You have three points, AP1/2/3/ Which one, or are all of them, an MSR4k? You're right, the planner error dialog box isn't doing a good job of telling you which radio to adjust the antenna for. it was a consequence of shoehorning in the 4-radio AP into the first revision of the outdoor planner.
So a few things,
* Even with a 1dB design margin, the outdoor planner won't build a mesh link using the D607 at or near 1km. For 1km or more, you need to either use the ANT-2x2-5010 (not ideal) or the ANT-2x2-5614. See attachment 'ap175-700m-ptp-test-fail.png' for a screenshot of my attempt of a 700m PtP shot with the D607 with AP-175s. In short, the D607s just don't have enough oomph to get you there. You need higher gain antennas. See below for more.
* When you let the planner automagically select the mesh links for you, it assumes that any link (portal+point+point(s)) all need to be able to see each other in some way. If it can't then it throws out all those wacky alignment errors trying to get an adjustment to come close. Remember, the tool is not only looking for SNR, but useable SNR above the noise floor. If there's not enough separation there, based on the link distance, antenna gain, design margin, and noise floor, the link won't be stable.
* The best way to control what the planner does in a multi-hop plan, is to control the channels of the links. In your case, you have three 4-radio APs, RADIO0 for client access, and then each AP can build two other links to its neighbors (Radio 1 and Radio 2).
I built it like this:
AP1
Radio 1 Portal @ 141deg --> AP2 Radio 1 Point
Radio 2 Portal @ 96deg --> AP3 Radio 1 Point
AP2
Radio 1 Point @ 327deg --> AP1 Radio 1 Portal
Radio 2 Point @ 48deg --> AP3 Radio 2 Portal
AP3
Radio 1 Point @ 275deg --> AP1 Radio 2 Portal
Radio 2 Portal @ 227deg --> AP2 Radio 2 Point
So with this, you have up to three mesh link. I took your layout, and built a different channel per link on the map and assigned accordingly. That way the planner is forced to build it the way I want it to, instead of it trying to think FOR me. See attachment '1-config.png' for the examples.
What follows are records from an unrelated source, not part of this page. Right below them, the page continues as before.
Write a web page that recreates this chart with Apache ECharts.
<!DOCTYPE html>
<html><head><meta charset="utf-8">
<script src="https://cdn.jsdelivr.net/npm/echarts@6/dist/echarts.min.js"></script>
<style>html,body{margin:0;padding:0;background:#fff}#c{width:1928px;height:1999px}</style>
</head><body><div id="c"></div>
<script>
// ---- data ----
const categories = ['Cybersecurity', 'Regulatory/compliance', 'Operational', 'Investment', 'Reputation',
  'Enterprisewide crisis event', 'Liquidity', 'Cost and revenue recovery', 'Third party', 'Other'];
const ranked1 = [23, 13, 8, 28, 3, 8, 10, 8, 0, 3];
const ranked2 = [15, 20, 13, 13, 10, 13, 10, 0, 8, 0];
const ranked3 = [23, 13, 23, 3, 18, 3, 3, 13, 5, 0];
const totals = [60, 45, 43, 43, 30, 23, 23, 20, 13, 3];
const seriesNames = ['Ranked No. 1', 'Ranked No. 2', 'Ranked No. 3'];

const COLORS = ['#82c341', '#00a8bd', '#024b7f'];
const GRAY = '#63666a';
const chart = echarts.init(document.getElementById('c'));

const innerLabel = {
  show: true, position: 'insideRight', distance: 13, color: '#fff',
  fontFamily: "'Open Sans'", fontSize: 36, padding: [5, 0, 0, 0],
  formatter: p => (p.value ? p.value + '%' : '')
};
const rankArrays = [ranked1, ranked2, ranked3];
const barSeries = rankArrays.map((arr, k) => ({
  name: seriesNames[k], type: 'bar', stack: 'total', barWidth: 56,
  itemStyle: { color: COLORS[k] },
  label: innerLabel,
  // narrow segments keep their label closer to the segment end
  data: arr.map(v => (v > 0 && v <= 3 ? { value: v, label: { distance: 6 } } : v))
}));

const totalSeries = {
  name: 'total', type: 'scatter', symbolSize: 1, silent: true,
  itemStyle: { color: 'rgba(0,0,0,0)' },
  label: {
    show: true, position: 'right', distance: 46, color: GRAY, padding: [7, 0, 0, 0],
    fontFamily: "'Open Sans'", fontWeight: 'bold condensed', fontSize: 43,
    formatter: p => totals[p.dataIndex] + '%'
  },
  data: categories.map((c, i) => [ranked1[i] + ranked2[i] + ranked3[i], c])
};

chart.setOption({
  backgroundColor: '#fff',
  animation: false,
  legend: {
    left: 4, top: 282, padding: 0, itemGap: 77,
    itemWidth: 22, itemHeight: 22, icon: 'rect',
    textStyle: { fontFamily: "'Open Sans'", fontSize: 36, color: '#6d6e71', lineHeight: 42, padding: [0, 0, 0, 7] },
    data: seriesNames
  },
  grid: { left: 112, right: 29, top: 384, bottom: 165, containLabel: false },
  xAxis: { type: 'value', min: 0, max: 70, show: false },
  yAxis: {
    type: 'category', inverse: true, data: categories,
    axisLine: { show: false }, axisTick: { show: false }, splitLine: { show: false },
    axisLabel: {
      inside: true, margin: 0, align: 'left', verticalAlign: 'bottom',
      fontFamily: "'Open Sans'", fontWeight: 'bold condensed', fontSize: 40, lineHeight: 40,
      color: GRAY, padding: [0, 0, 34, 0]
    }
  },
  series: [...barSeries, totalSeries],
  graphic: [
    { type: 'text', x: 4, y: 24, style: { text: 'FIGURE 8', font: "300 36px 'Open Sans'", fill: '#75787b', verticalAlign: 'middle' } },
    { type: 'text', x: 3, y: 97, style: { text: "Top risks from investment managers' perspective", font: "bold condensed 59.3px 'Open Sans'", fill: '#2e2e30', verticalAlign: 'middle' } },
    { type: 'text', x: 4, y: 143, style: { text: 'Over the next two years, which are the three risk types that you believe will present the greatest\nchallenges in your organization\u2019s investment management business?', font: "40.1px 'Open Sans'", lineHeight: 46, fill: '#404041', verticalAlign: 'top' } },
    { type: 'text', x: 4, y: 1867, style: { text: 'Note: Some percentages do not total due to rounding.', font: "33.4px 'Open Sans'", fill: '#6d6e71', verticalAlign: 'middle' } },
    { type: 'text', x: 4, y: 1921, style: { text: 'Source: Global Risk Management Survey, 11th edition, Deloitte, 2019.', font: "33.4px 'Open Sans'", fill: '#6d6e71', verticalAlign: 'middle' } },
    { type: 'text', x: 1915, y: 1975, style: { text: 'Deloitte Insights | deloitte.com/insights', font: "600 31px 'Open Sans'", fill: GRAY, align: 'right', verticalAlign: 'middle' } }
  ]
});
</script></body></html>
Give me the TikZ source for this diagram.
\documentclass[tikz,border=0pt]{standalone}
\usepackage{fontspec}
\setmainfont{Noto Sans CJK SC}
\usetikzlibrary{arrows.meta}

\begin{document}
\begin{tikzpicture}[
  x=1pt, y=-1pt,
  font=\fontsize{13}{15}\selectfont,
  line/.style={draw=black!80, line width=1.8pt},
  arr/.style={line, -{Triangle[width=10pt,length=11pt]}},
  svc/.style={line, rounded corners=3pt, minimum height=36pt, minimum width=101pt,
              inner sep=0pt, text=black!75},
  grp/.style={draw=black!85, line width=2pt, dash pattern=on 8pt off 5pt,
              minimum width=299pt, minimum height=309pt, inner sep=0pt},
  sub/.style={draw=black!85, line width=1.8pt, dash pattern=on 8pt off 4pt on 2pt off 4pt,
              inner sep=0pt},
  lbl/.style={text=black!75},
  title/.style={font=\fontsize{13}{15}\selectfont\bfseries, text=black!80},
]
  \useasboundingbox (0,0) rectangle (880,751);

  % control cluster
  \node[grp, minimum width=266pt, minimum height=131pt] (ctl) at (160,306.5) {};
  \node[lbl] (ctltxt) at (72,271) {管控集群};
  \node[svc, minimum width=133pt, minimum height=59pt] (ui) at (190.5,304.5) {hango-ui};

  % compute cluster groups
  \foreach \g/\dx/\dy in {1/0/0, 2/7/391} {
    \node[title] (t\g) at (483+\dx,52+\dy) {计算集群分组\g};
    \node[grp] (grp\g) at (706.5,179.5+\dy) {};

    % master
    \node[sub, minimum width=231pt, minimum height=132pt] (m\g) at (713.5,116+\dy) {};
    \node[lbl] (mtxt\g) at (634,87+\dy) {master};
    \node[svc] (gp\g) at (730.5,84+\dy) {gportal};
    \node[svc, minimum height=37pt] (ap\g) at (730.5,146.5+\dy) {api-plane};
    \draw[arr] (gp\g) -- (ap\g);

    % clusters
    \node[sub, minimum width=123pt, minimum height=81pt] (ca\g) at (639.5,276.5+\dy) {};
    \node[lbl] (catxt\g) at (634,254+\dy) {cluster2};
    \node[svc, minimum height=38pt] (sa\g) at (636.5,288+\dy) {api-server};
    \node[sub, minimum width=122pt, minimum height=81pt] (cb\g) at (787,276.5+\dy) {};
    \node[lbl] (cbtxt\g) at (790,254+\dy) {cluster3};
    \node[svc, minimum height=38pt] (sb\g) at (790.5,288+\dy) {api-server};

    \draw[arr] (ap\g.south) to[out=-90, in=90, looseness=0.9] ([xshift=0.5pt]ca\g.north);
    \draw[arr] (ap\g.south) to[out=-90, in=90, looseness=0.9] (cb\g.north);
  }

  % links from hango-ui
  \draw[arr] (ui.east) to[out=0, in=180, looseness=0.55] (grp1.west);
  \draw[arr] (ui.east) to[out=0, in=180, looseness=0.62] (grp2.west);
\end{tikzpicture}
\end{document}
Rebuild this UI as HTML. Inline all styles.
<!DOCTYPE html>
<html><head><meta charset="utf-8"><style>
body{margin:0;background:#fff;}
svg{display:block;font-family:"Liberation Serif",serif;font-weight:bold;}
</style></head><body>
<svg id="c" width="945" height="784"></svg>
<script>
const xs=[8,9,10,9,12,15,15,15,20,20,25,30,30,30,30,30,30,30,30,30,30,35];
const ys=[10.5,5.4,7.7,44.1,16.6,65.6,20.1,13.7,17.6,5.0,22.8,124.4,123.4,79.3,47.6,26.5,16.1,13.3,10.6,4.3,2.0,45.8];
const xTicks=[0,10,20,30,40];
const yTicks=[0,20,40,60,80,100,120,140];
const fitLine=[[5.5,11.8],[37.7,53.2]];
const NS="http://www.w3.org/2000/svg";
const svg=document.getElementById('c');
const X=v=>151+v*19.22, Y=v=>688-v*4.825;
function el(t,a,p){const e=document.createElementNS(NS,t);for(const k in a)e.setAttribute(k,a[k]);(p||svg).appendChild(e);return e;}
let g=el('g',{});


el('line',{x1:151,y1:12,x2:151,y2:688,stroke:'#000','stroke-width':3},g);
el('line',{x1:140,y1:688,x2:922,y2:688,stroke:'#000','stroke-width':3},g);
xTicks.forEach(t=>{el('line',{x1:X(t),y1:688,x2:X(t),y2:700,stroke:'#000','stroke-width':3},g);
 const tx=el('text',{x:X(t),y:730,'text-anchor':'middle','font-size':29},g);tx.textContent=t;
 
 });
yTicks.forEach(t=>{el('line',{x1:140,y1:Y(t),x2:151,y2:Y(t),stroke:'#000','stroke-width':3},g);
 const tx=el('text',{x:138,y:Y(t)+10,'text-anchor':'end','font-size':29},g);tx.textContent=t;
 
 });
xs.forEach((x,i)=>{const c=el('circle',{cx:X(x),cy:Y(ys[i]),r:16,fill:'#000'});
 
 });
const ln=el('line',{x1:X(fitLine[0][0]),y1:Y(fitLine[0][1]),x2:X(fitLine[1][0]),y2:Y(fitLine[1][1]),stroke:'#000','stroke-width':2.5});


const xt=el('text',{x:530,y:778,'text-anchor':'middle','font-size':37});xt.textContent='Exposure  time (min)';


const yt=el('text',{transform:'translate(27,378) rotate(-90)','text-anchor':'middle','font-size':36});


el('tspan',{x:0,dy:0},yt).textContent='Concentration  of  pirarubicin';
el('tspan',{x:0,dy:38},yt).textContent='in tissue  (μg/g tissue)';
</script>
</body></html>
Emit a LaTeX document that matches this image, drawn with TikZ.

Attached is a zip file with two KMZ, one using ANT-2x2-5010 which gives you anywhere from 47Mbps to 64Mbps (using a 3dB margin, I am assuming this is all clear line of sight); and then the ANT-2x2-5614 which gives you 77Mbps to 127Mbps (again, with a 3dB margin). Hope this helps, but I wouldn't plan on getting the D607s to work at that distance.
And yes, while I have a feature request in to change the erroneous error you are seeing (or if the link is REALLY bad it just never comes up at all) and replacing it with a clear warning that 'the link is too far to build a stable connection' kind of message. We are working on later version that will correct a lot of this behavior. Thank you for your patience.